Following a day of frenzied reports about an upcoming $100 million donation to a struggling school system, Facebook founder and CEO Mark Zuckerberg today announced the creation of a new foundation called Startup: Education.
Zuckerberg is seeding the foundation with the "initial gift" of $100 million to the Newark, N.J. school system. Zuckerberg is scheduled to announce his donation later today on the Oprah Winfrey Show.
And the Facebook founder isn't alone in his efforts. This morning, Newark Mayor Cory A. Booker announced the creation of the Newark Education and Youth Development Fund, a separate nonprofit organization with the goal of raising an additional $100 million, as well as an additional $50 million to serve disaffected youth.
"I feel very fortunate for the opportunities I've been given because of my education, including the chance to work with talented people and build a great company at such a young age," Zuckerberg said in a blog post. "Rather than waiting until later in life to focus on giving back, I've spent a lot of the last year researching and looking for the most impactful ways to improve education starting in America."
Zuckerberg added that he decided to put his full support behind Booker and New Jersey Gov. Chris Christie to help in their efforts to reform the schools in Newark.
"Newark has unfortunately become a symbol of public education's failure -- of a status quo that accepts schools that don't succeed," he wrote. "In 2009, only 40% of kids could read and write at grade level by the end of third grade, only 54% of high school students graduated and just 38% enrolled in college. Going to a school with boarded up windows and broken glass should not be a part of our education experience."
The plan to get Newark's schools back on their feet includes the installation of a new school superintendent, and the creation of a new education plan that includes rewarding excellence in teaching and student achievement, according to Zuckerberg.
While the $100 million donation should help the more than 40,000 students in Newark, it's also expected to do some good for Zuckerberg's tarnished image.
In recent months, Facebook has taken a verbal beating from users angered and frustrated over the site's privacy policies and tools. And in the past month, instant messages that Zuckerberg has since admitted sending while he was in college have come to light, giving users an image of a young man a bit drunk on power and cavalier with users' privacy.

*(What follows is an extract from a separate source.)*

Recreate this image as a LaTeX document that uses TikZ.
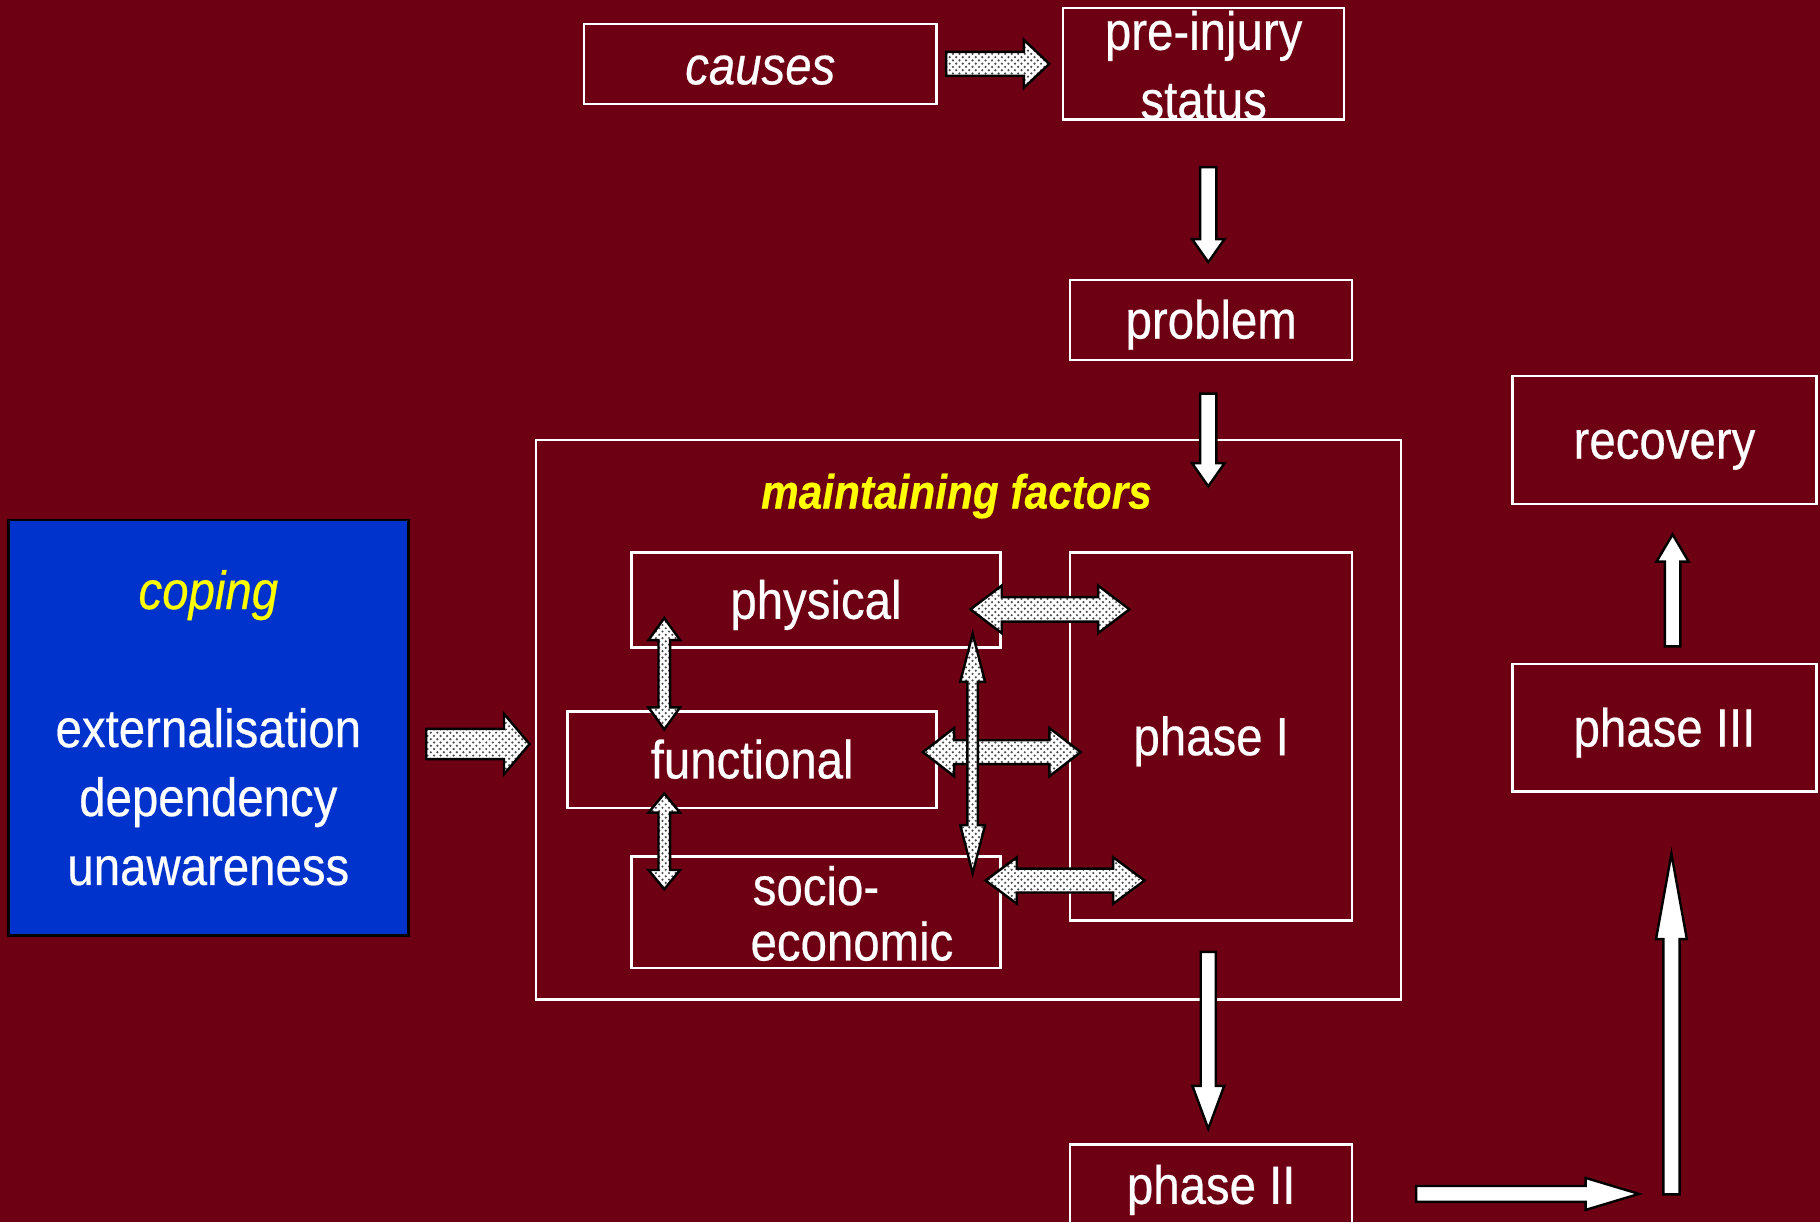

On top of all of that, the movie The Social Network is set to be released Oct. 1, detailing the creation of Facebook and Zuckerberg's rise to fame and fortune. According to published reports, the movie doesn't paint the Facebook founder in an entirely positive light.
Industry analysts have noted that Zuckerberg's massive donation, along with an appearance with the incredibly popular Winfrey later today, may be a good shot in the arm for his image, and for the social networking site behind him.
Sharon Gaudin covers the Internet and Web 2.0, emerging technologies, and desktop and laptop chips for Computerworld. Follow Sharon on Twitter at @sgaudin, or subscribe to Sharon's RSS feed . Her e-mail address is firstname.lastname@example.org.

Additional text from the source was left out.